Amal Karim is the National Policy Associate for Educators for Excellence. In her role, Amal works to elevate teacher voice on critical national policy initiatives related to educational equity. She also supports Educators for Excellence’s policy and advocacy work across six state chapters.
Originally from Bangladesh and raised in five different countries throughout her childhood, Amal identifies as a global citizen. As such, her primary policy interests include U.S. domestic education policy and international development. Amal is a former Fulbright Scholar and spent a year in Malaysia partnering with a local education non-profit to research best practices of classroom teachers and was also a former Teach for America corps member on the Pine Ridge Indian Reservation in South Dakota.

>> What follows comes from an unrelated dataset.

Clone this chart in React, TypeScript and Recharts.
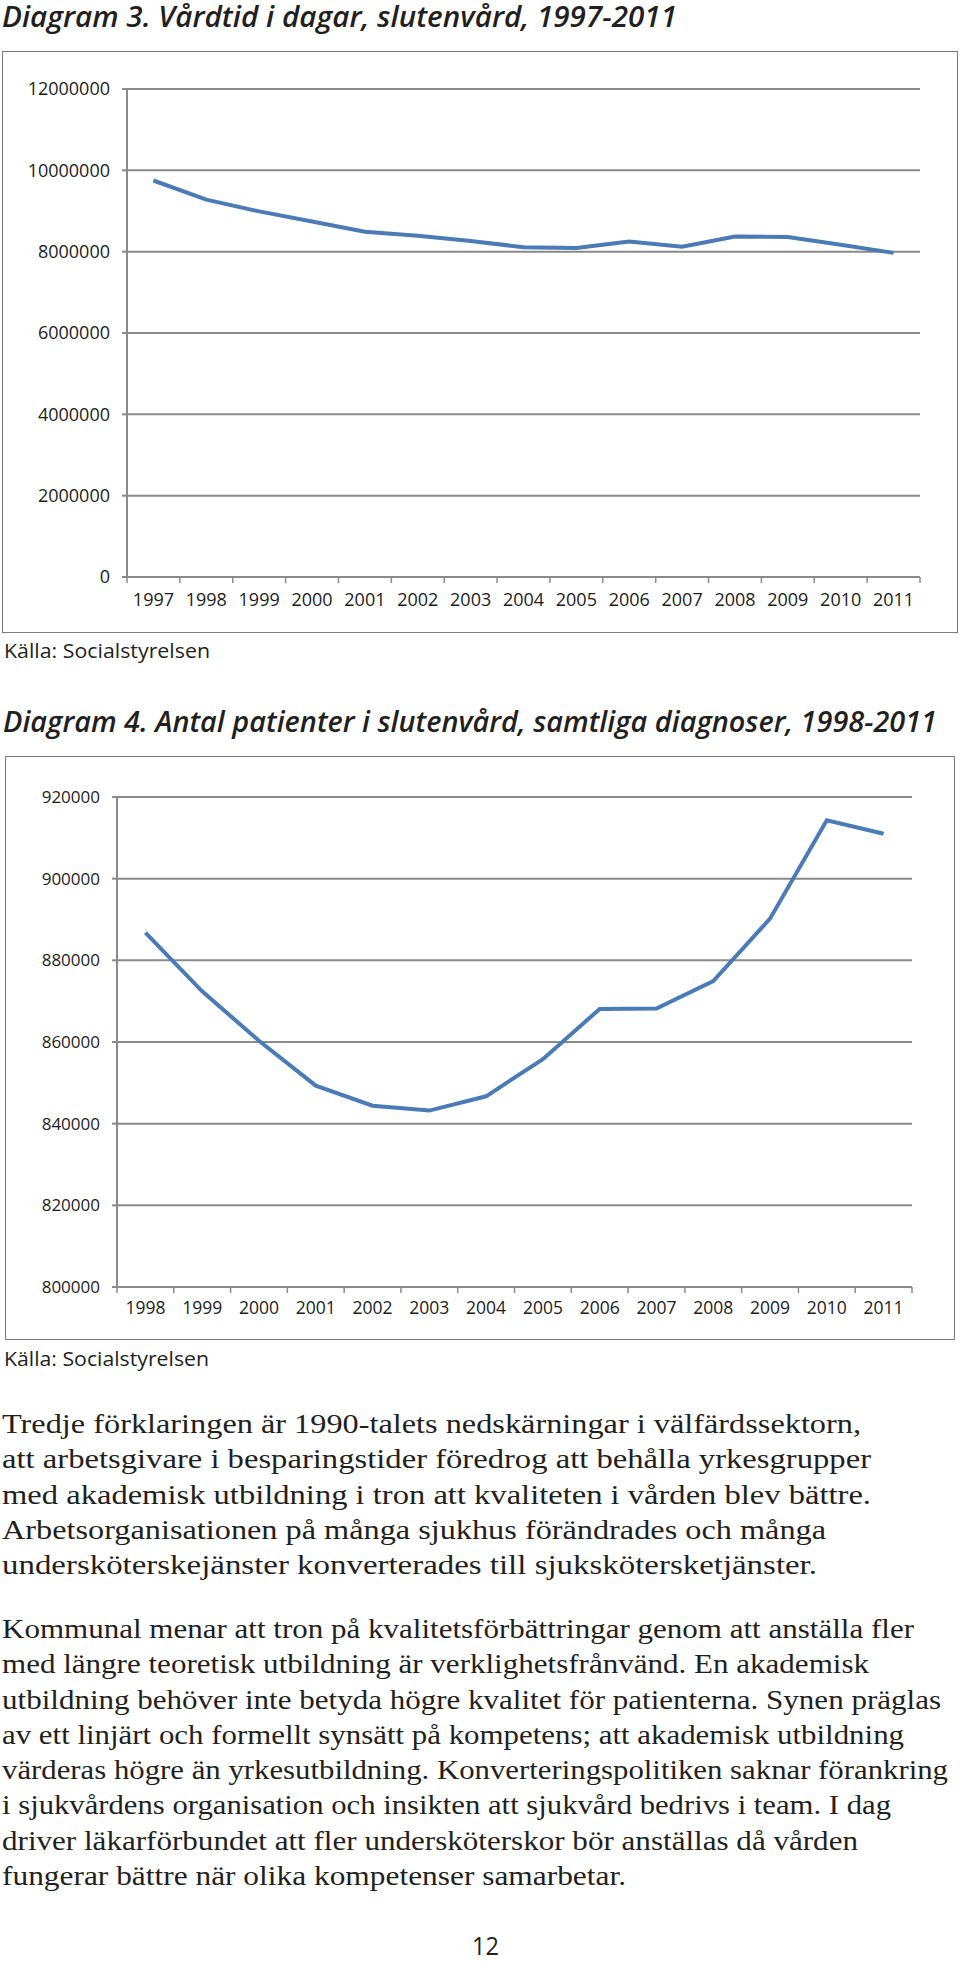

She has interned with organizations like Voice of America, the Millennium Challenge Corporation, and Minneapolis Public Schools. Amal received a B.A. in Politics from Pomona College in 2011 and a Master of Public Administration from the Woodrow Wilson School of Public and International Affairs at Princeton University in 2016. In her spare time, she enjoys hot yoga, street food from around the world, and befriending strangers’ dogs. She also serves as her ward’s representative to the City of Minneapolis’ Public Health Advisory Committee and volunteers with Pomona College’s admissions program.
Ashley McCray is a Chemical Engineer, Motivational Speaker, Public Servant, and Nonprofit Leader. As a Research and Development Engineer at General Mills, she is pivotal in launching, innovating, and renovating products for the multi-million dollar, Old El Paso brand. She is President of the Twin Cities Professional Chapter of the National Society of Black Engineers (NSBE), a nonprofit organization dedicated to increasing the number of minorities in STEM fields. Ms. McCray also sits on the Regional Board of Directors for NSBE. As a motivational speaker, she has served as the University of Pittsburgh’s Commencement Speaker, Minnesota State University at Mankato’s Keynote for their Diversity Day, and held various professional development workshops at conferences all over the country.
As a public servant, Ashley is a co-founder of Krate for Karagwe, a nonprofit organization dedicated to sending medical supplies to Karagwe, Tanzania, Co-creator of STEMulating Young Minds Institute, a training program for educators and community leaders interested in successfully teaching and engaging students in STEM principles, and a Big Sister in Big Brother/Big Sister Twin Cities. With these organizations, she has developed and implemented community-based engineering exposure and outreach programs across the United States. Ashley currently serves as ITQ Development Chair for General Mills’ Black Champions Network. Through Ashley’s content creation and leadership, the ITQ Development team supports evidence-based policies and practices to increase retention and job satisfaction for the technical talent of color in the global corporation.